Museo Thyssen-Bornemisza and Toledo Day Trip

Lest readers think that I hate art given my review of the Prado, I can assure it is not true.  I just didn’t like the style of art in the Prado and I pretty much knew that going in.  The same thing was true years ago in Amsterdam in regards to the Riijksmuseum.  I knew I didn’t particularly care for the “Dutch Masters” but it is hard to not go and see given the reputation of the institution.

Before leaving Madrid, I knew I wanted to visit the Thyssen-Bornemisza.  The second of the “big three” art museums in Madrid, this collection spans a wide range of the art continuum from old masters to impressionism to the Hudson River school to modern art.  In other words, there is something here for almost anyone’s taste in art making it many people’s, favorite in Madrid.  Obviously, I am firmly in this camp [I’m not even going to the Reina Sofia, the museo de modern art as I already know how that will be].

Having exhausted most of the things I wanted to do in Madrid, I took a quick daytrip to Toledo – a 30 minute trip by high speed rail – departing from the nearby Atocha station.  Toledo is famous for its pivotal role in Spanish history with influences from Jewish, Muslim, and Christian traditions.  Toledo was a much more important city in central Spain than Madrid for most of its existence.  Built on a massive crag and surrounded on three sides by the Tagus river, it was a strongly fortified city that experienced many a siege.

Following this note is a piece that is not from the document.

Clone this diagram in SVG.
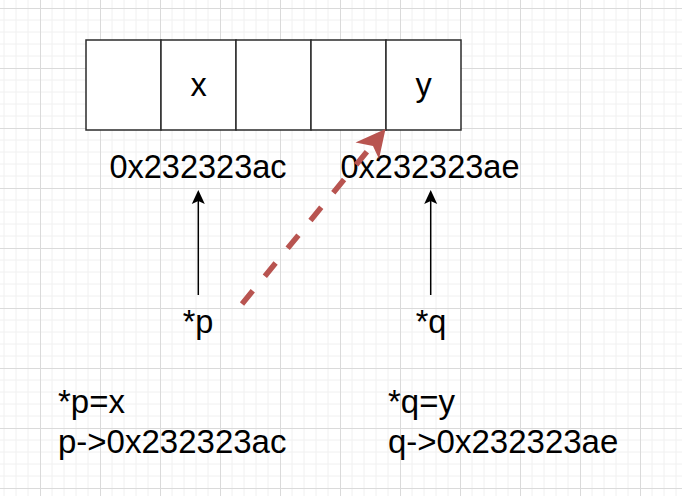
<svg xmlns="http://www.w3.org/2000/svg" width="682" height="496" viewBox="0 0 682 496">
<defs>
<pattern id="grid" x="40" y="8" width="60" height="60" patternUnits="userSpaceOnUse">
<path d="M12 0V60M24 0V60M36 0V60M48 0V60M0 12H60M0 24H60M0 36H60M0 48H60" stroke="#f0f0f0" stroke-width="1" fill="none"/>
<path d="M0.5 0V60M0 0.5H60" stroke="#dadada" stroke-width="1" fill="none"/>
</pattern>
<style>
.cell{fill:#fff;stroke:#2b2b2b;stroke-width:1.5}
.t{font-family:"Liberation Sans",Arial,sans-serif;font-size:32.5px;fill:#000}
.b{font-family:"Liberation Sans",Arial,sans-serif;font-size:33px;fill:#000}
.ptr{stroke:#000;stroke-width:1.5;fill:none}
</style>
</defs>
<rect width="682" height="496" fill="#fff"/>
<rect width="682" height="496" fill="url(#grid)"/>
<g id="memory">
<rect class="cell" x="86" y="40" width="75" height="90"/>
<rect class="cell" x="161" y="40" width="75" height="90"/>
<rect class="cell" x="236" y="40" width="75" height="90"/>
<rect class="cell" x="311" y="40" width="75" height="90"/>
<rect class="cell" x="386" y="40" width="75" height="90"/>
<text class="t" x="198.5" y="96" text-anchor="middle">x</text>
<text class="t" x="423.5" y="96" text-anchor="middle">y</text>
</g>
<g id="addr-p"><text class="t" x="198" y="178" text-anchor="middle">0x232323ac</text></g>
<g id="addr-q"><text class="t" x="430" y="178" text-anchor="middle">0x232323ae</text></g>
<g id="ptr-p"><text class="t" x="198" y="333" text-anchor="middle">*p</text></g>
<g id="ptr-q"><text class="t" x="431" y="333" text-anchor="middle">*q</text></g>
<g id="note-p">
<text class="b" x="58" y="413">*p=x</text>
<text class="b" x="58" y="453">p-&gt;0x232323ac</text>
</g>
<g id="note-q">
<text class="b" x="388" y="413">*q=y</text>
<text class="b" x="388" y="453">q-&gt;0x232323ae</text>
</g>
<g id="connectors">
<line class="ptr" x1="198.3" y1="295" x2="198.3" y2="200"/>
<path d="M198.3 190L204.8 204L198.3 201L191.8 204Z" fill="#000"/>
<line class="ptr" x1="430.7" y1="295" x2="430.7" y2="200"/>
<path d="M430.7 190L437.2 204L430.7 201L424.2 204Z" fill="#000"/>
<line x1="242" y1="304" x2="373" y2="144.2" stroke="#b85450" stroke-width="5.5" stroke-dasharray="17 19"/>
<path d="M385.5 129L379 159L373 146L355.5 142.5Z" fill="#b85450"/>
</g>
</svg>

It is also the origin of the phrase “Holy Toledo!”  The cathedral in Toledo is one of the more spectacular ones I have seen, at least on the interior.


It is hard to take in the exterior as it is surrounded by buildings all bunched up against it.  But, the altar, the choir, the Transparency, and the overall effect of the building is as impressive as I have seen around the world.  Pictures really don’t do it justice.

The rest of the time in Toledo can easily be spent walking the narrow alleys of cobblestone streets and looking in on the famous swords and blades of Toledo lore.  It is really worth a day trip from Madrid, if you have any time to spare.